As the government is in a move to strengthen and restructure the insurance sector in the country, the finance ministry is learnt to have expedited its capital infusion plan for the forthcoming budget. “With the entities now financially stronger than ever before, a fresh preliminary assessment on further consolidation is underway”, the sources said.
Besides, the sources also said the proposal to privatise a general insurance company, as announced by the government, can't be ruled out and the government is also considering various options on the table. “Though it has not been finalised yet, the finance ministry in consultation with insurance regulator Irdai is working on it tirelessly to strengthen the insurance sector in the country,” the source said.
In the Budget for 2018-19, the then finance minister Arun Jaitley had announced that the three companies — Oriental, National, and United would be merged into a single insurance entity. However, the Centre dropped the idea in July 2020, and the Union Cabinet instead approved a capital infusion of Rs 12,450 crore into the three general insurance companies.
Between 2019-20 and 2021-22, the government infused Rs 17,450 crore between three PSU general insurance companies to bring them out of financial distress. “As their finances have improved, the finance ministry is doing a preliminary assessment of the merger of these entities with a view to improving their efficiency,” the sources said.

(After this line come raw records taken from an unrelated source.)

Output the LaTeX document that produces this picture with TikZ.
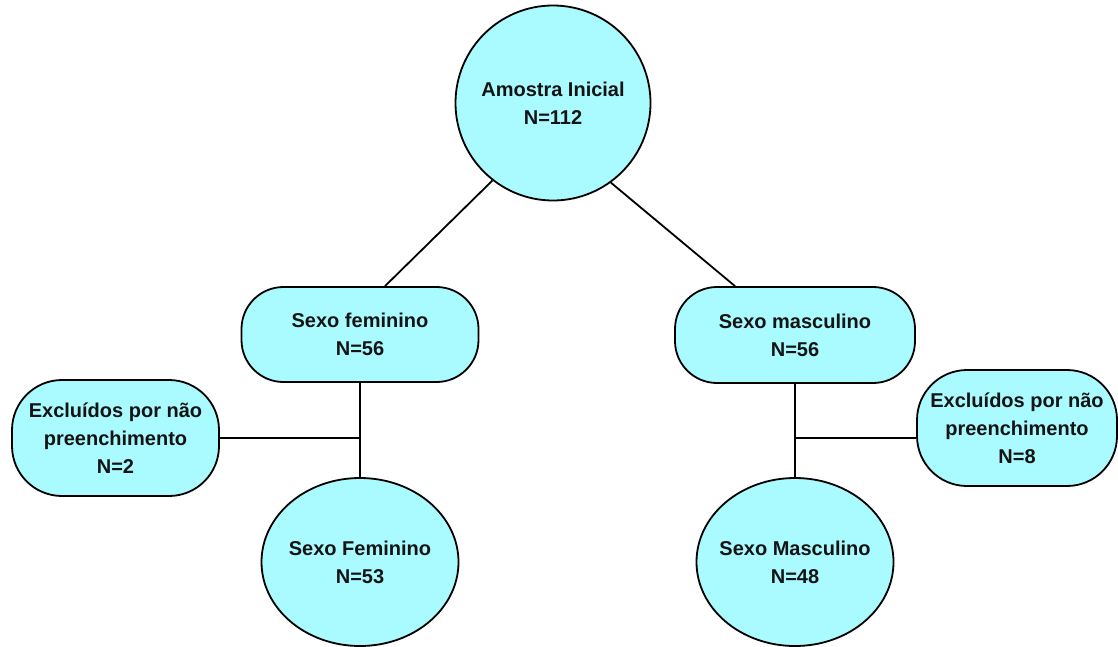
\documentclass[tikz,border=0pt]{standalone}
\usepackage{fontspec}
\setmainfont{Liberation Sans}
\usetikzlibrary{shapes.geometric}
\definecolor{boxfill}{RGB}{170,251,255}
\definecolor{inkc}{RGB}{20,20,20}
\begin{document}
\begin{tikzpicture}[x=1pt,y=-1pt,
  txt/.style={font=\fontsize{20}{28}\selectfont\bfseries, align=center, text=inkc},
  base/.style={draw=black, line width=1.8pt, fill=boxfill, txt, inner sep=0pt},
  circ/.style={base, circle, minimum size=195pt},
  ell/.style={base, ellipse, minimum width=197pt, minimum height=168pt},
  pill/.style={base, rectangle, rounded corners=42pt, minimum width=237pt, minimum height=95pt},
  excl/.style={base, rectangle, rounded corners=50pt, minimum width=205pt, minimum height=116pt},
  conn/.style={draw=black, line width=1.8pt}
]
\useasboundingbox (0,0) rectangle (1118,646);
\fill[white] (0,0) rectangle (1118,646);

\node[circ] (top) at (553,103) {Amostra Inicial\\N=112};
\node[pill] (fem) at (360,334.5) {Sexo feminino\\N=56};
\node[pill, minimum width=240pt, minimum height=96pt] (masc) at (795,335) {Sexo masculino\\N=56};
\node[excl, minimum width=207pt] (exL) at (115.5,438) {Excluídos por não\\preenchimento\\N=2};
\node[excl, minimum width=200pt] (exR) at (1017,428) {Excluídos por não\\preenchimento\\N=8};
\node[ell, label={[txt]center:Sexo Feminino\\N=53}] (femB) at (360,562) {};
\node[ell, label={[txt]center:Sexo Masculino\\N=48}] (mascB) at (795,562) {};

\draw[conn] (top.232.7) -- ([xshift=25pt]fem.north);
\draw[conn] (top.306.9) -- ([xshift=-60pt]masc.north);

\draw[conn] (fem.south) -- (femB.north);
\coordinate (jL) at (fem.south |- exL.east);
\draw[conn] (exL.east) -- (jL);

\draw[conn] (masc.south) -- (mascB.north);
\coordinate (jR) at ([yshift=-10pt]masc.south |- exR.west);
\draw[conn] ([yshift=-10pt]exR.west) -- (jR);
\end{tikzpicture}
\end{document}
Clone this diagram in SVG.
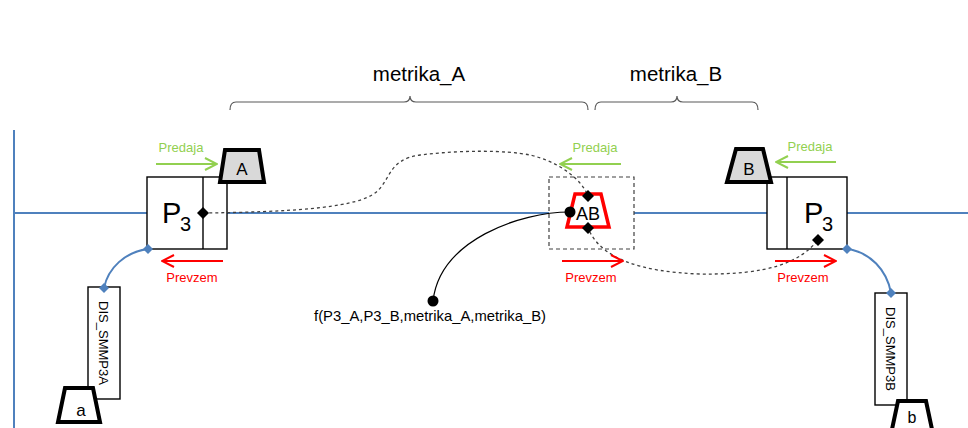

Even Union finance minister Nirmala Sitharaman, while announcing the 2021-22 Budget, had announced a big-ticket privatisation agenda, including the privatisation of two public sector banks and one general insurance company. Subsequently, the general insurance business (Nationalisation) Amendment Act, 2021, to allow privatisation of state-owned general insurance companies, was approved by Parliament in August 2021.
The amended legislation dropped the requirement that the central government should hold not less than 51 per cent of the equity capital in a specified insurer. Also, it provided for allowing greater private participation in public sector insurance companies and enhancing insurance penetration and social protection, among other objectives.
To attract more global players into the system and expand insurance access pan India, the government is also planning to introduce a bill in the winter session of Parliament to raise foreign direct investment or FDI to 100 per cent from 74 per cent at present. The winter session of Parliament which will start from December 1 to December 19 this year.